→ **Exercise directions**: Print exactly the lines from the first one down to the line containing "import plotly.graph_objects as go", both ends included, with no pictures and nothing else.

→ **Dataset section**:

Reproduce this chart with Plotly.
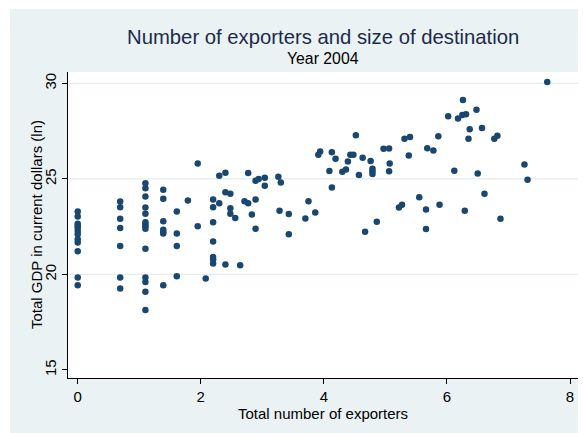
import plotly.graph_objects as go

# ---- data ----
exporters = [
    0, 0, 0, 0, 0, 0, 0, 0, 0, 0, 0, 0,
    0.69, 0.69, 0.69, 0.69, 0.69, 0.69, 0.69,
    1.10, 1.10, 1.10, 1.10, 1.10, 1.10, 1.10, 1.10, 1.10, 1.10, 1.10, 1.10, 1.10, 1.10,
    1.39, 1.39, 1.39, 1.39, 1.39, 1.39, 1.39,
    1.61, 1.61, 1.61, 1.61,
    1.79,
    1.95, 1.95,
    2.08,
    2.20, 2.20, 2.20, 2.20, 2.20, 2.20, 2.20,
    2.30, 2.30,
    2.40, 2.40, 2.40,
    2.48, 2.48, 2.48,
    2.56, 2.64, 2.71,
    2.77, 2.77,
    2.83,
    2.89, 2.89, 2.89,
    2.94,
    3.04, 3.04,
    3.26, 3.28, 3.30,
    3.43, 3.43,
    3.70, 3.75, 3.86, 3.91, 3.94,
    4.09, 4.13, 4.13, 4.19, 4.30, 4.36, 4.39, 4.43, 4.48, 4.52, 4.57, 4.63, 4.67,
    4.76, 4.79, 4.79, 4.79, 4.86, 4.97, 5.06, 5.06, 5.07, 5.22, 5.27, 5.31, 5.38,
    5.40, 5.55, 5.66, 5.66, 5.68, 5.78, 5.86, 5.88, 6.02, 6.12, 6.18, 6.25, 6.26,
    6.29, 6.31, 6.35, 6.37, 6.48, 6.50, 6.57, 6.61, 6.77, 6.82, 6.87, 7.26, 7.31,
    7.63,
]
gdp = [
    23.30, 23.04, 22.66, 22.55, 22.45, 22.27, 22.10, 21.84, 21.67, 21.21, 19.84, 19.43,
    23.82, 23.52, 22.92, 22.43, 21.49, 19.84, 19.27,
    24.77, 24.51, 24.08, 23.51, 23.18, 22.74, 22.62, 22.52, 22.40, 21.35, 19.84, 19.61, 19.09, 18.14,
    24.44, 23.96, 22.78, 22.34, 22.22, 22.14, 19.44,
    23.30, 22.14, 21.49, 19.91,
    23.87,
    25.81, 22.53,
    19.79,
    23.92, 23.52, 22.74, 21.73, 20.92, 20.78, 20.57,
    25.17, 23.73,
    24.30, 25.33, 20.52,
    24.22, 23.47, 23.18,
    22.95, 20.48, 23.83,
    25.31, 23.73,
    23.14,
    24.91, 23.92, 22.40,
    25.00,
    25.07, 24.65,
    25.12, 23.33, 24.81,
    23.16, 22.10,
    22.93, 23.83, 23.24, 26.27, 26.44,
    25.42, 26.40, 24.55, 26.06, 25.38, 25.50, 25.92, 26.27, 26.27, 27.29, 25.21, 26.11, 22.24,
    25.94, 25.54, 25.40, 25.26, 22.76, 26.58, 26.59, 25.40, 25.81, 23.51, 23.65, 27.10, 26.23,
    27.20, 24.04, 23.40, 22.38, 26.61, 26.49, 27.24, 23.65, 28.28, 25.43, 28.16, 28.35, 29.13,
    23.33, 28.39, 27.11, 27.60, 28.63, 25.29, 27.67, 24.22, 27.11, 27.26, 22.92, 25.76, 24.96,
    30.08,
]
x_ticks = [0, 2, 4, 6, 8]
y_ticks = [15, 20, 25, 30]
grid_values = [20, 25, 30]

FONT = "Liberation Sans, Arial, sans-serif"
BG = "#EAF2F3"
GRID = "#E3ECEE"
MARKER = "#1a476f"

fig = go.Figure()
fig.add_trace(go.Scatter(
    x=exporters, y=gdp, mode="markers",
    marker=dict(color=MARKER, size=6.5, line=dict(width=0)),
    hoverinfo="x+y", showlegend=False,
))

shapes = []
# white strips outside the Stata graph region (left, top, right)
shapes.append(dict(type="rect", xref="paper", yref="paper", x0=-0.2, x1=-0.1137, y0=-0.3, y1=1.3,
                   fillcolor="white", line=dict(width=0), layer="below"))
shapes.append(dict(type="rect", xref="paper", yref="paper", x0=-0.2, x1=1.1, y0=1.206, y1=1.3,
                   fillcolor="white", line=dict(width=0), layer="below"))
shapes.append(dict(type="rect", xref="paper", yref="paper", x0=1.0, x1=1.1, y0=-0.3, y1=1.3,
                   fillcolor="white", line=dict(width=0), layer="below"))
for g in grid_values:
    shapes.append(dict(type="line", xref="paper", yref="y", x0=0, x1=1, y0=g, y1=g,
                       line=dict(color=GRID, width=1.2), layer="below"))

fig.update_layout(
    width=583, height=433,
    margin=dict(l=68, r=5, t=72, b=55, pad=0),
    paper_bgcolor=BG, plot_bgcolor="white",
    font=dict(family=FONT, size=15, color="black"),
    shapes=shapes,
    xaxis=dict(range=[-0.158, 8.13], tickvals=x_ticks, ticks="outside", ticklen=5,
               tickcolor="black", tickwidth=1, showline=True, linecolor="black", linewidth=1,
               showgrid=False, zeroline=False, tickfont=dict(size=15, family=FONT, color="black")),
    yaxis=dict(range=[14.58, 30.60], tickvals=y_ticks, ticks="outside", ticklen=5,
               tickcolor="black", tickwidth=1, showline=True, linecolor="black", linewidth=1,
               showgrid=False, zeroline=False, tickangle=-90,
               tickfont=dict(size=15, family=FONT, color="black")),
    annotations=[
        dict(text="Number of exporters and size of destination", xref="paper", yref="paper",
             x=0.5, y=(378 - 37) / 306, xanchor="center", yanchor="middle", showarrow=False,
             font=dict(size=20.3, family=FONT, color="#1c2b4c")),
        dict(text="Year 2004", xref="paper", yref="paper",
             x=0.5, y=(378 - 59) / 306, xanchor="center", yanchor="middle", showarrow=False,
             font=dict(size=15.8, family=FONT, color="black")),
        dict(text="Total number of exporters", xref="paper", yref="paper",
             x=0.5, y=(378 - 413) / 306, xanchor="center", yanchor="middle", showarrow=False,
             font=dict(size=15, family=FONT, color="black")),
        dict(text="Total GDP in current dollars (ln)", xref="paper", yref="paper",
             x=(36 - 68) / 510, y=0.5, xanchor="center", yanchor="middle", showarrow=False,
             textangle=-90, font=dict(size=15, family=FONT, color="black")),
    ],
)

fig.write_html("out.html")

→ **Correct response**:
Reproduce this chart with Plotly.
import plotly.graph_objects as go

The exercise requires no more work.